Menurut Rawls hak memiliki “nilai hak” (the worth of rights), sehingga penerapan hak-hak oleh negara tidaklah homogen, konsep hak asasi manusia memang bisa mempunyai kualitas yang objektif, tetapi implementasinya bergantung pada faktor subjektif yang bervariasi yaitu politik dan ekonomi. (Scott Davidson, 1994).
Jadi apa makna Asian Values ? Asian Value adalah pemikiran hak politik yang di gagas para pemimpin Asia pada periode 1970-1990an, seperti: Perdana Menteri Singapura Lee Kuan Yew dan Perdana Menteri Malaysia Mahathir Mohamad sebagai identitas politik yang membedakan Timur dan Barat. Mayoritas negara Barat berfikir kebebasan dan liberal sedangkan negara Timur meyakini prinsip kolektivitas.
Cina juga memilki pandangan tersendiri tentang Asian Value, dalam Deklarasi Bangkok tahun 1993 disebutkan bahwa: “Mengakui di samping hak asasi manusia bersifat universal, haruslah dipahami dalam konteks yang dinamis dan dalam proses pembentukan norma-norma (internasional) yang selalu berkembang, dengan memperhatikan kekhasan regional dan nasional serta beragam latar belakang historis, budaya dan keagamaan.”
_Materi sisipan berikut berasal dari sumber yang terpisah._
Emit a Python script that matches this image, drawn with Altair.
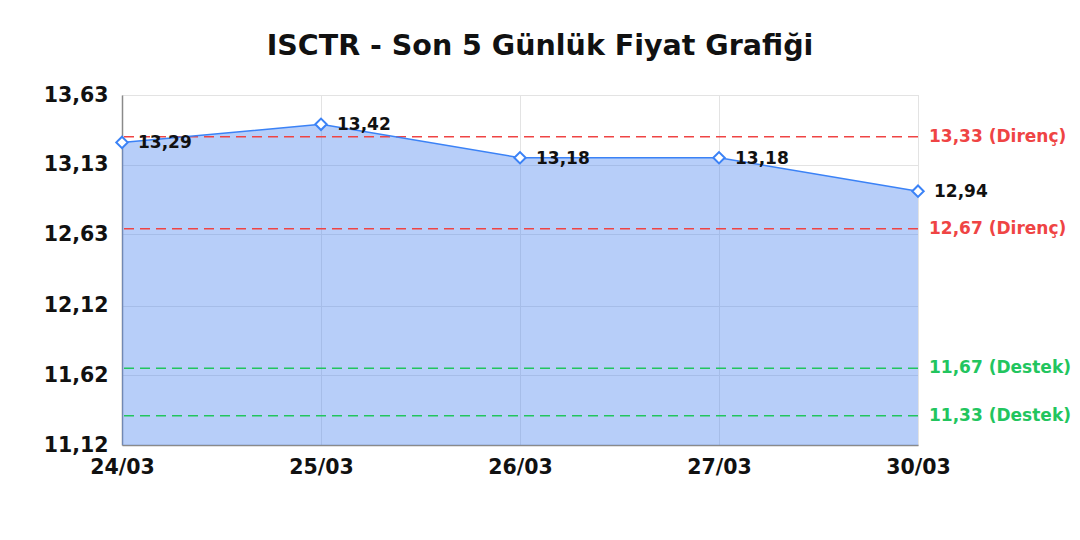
import altair as alt
import pandas as pd

dates = ["24/03", "25/03", "26/03", "27/03", "30/03"]
prices = [13.29, 13.42, 13.18, 13.18, 12.94]

level_values = [13.33, 12.67, 11.67, 11.33]
level_types = ["Direnç", "Direnç", "Destek", "Destek"]

y_ticks = [11.12, 11.62, 12.12, 12.63, 13.13, 13.63]
y_domain = [11.12, 13.63]

FONT = "DejaVu Sans"
W, H = 796, 350

df = pd.DataFrame({"date": dates, "price": prices})
lv = pd.DataFrame({"value": level_values, "kind": level_types})

x_enc = alt.X(
    "date:O",
    sort=dates,
    scale=alt.Scale(type="point", padding=0),
    axis=alt.Axis(
        title=None, labelAngle=0, ticks=False, labelPadding=12,
        labelFont=FONT, labelFontSize=20.5, labelFontWeight="bold", labelColor="#111",
        domainColor="#8a8a8a", domainWidth=1.5,
        grid=True, gridColor="#e3e3e3", gridWidth=1,
    ),
)
y_scale = alt.Scale(domain=y_domain, nice=False, zero=False)
y_enc = alt.Y(
    "price:Q",
    scale=y_scale,
    axis=alt.Axis(
        title=None, values=y_ticks, ticks=False, labelPadding=14,
        labelExpr="replace(format(datum.value, '.2f'), '.', ',')",
        labelFont=FONT, labelFontSize=20.5, labelFontWeight="bold", labelColor="#111",
        domainColor="#8a8a8a", domainWidth=1.5,
        grid=True, gridColor="#e3e3e3", gridWidth=1,
    ),
)

base = alt.Chart(df).encode(x=x_enc, y=y_enc)

area = base.mark_area(color="#4a84f0", opacity=0.4, clip=True)
line = base.mark_line(color="#3b82f6", strokeWidth=1.5)

color_scale = alt.Scale(domain=["Direnç", "Destek"], range=["#ef4444", "#22c55e"])

rules = alt.Chart(lv).mark_rule(strokeDash=[10, 6], strokeWidth=1.5).encode(
    y=alt.Y("value:Q", scale=y_scale),
    color=alt.Color("kind:N", scale=color_scale, legend=None),
)

level_labels = alt.Chart(lv).transform_calculate(
    label="replace(format(datum.value, '.2f'), '.', ',') + ' (' + datum.kind + ')'"
).mark_text(
    align="left", baseline="middle", dx=11, font=FONT, fontSize=17, fontWeight="bold"
).encode(
    x=alt.datum("30/03"),
    y=alt.Y("value:Q", scale=y_scale),
    text="label:N",
    color=alt.Color("kind:N", scale=color_scale, legend=None),
)

points = base.mark_point(
    shape="diamond", filled=True, fill="white", stroke="#3b82f6", strokeWidth=2, size=130, opacity=1
)

point_labels = base.transform_calculate(
    label="replace(format(datum.price, '.2f'), '.', ',')"
).mark_text(
    align="left", baseline="middle", dx=16, dy=1, font=FONT, fontSize=17, fontWeight="bold", color="#111"
).encode(text="label:N")

chart = alt.layer(area, rules, line, points, point_labels, level_labels).properties(
    width=W,
    height=H,
    title=alt.TitleParams(
        "ISCTR - Son 5 Günlük Fiyat Grafiği",
        font=FONT, fontSize=28.5, fontWeight="bold", color="#111", anchor="middle", dx=20, offset=25,
    ),
    autosize=alt.AutoSizeParams(type="none"),
    padding={"left": 114, "top": 87, "right": 154, "bottom": 87},
).configure_view(stroke=None).configure(background="white")

chart.save("out.html", embed_options={"renderer": "svg", "actions": False})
Pandangan Cina terkait HAM yang dipengaruhi oleh Marxisme Tiongkok yang sangat berbeda dengan tradisi liberal Barat. Tradisi liberal Barat yang berbasis individualisme mengutamakan hak-hak sipil dan politik. Sebaliknya, pendekatan Marxis Tiongkok didasarkan pada kedaulatan anti-(neo) kolonial dan/atau anti-hegemonik, serta menolak campur tangan negara lain. Penetapan prioritas kedaulatan ini mengarah pada perhatian utama pada hak-hak sosial dan ekonomi, atau hak kesejahteraan sosial-ekonomi, yang di dalamnya terdapat hak-hak sipil, budaya, politik, dan lingkungan hidup. (Dongxin Shu, 2022)
Terkait Asian Value, Bung Karno Menyebutnya “Nation Building”, yakni membangun masyarakat dengan bertumpu pada kekhususan kultur yang berkembang secara indigenous dalam masyarakat seraya menolak identitas yang dipaksakan dari luar Indonesia memilik Volksgeits (jiwa bangsa) yaitu Pancasila yang sebenarnya bersifat universal. Dalam pidatonya di PBB 30 September 1960 dengan judul ”To Build the World a New”, Bung Karno mencetuskan Pancasila sebagai manifesto intelektual, politik dan ideologi yang bersifat internasional, “It gives us the five principle of our state. There are: 1. Believed in God, 2. Nationalism, 3. Humanity, 4. Democracy, 5. Social Justice. The five principles are combined reflections of Indonesia’s natural climate and the personality of its inhabitants”. Pancasila tidak hanya bersifat nasional keindonesiaan tetapi universal, sehingga Pancasila dikatakan sebagai ideologi perdamaian yang mendekatkan dan mempersatukan semua bangsa.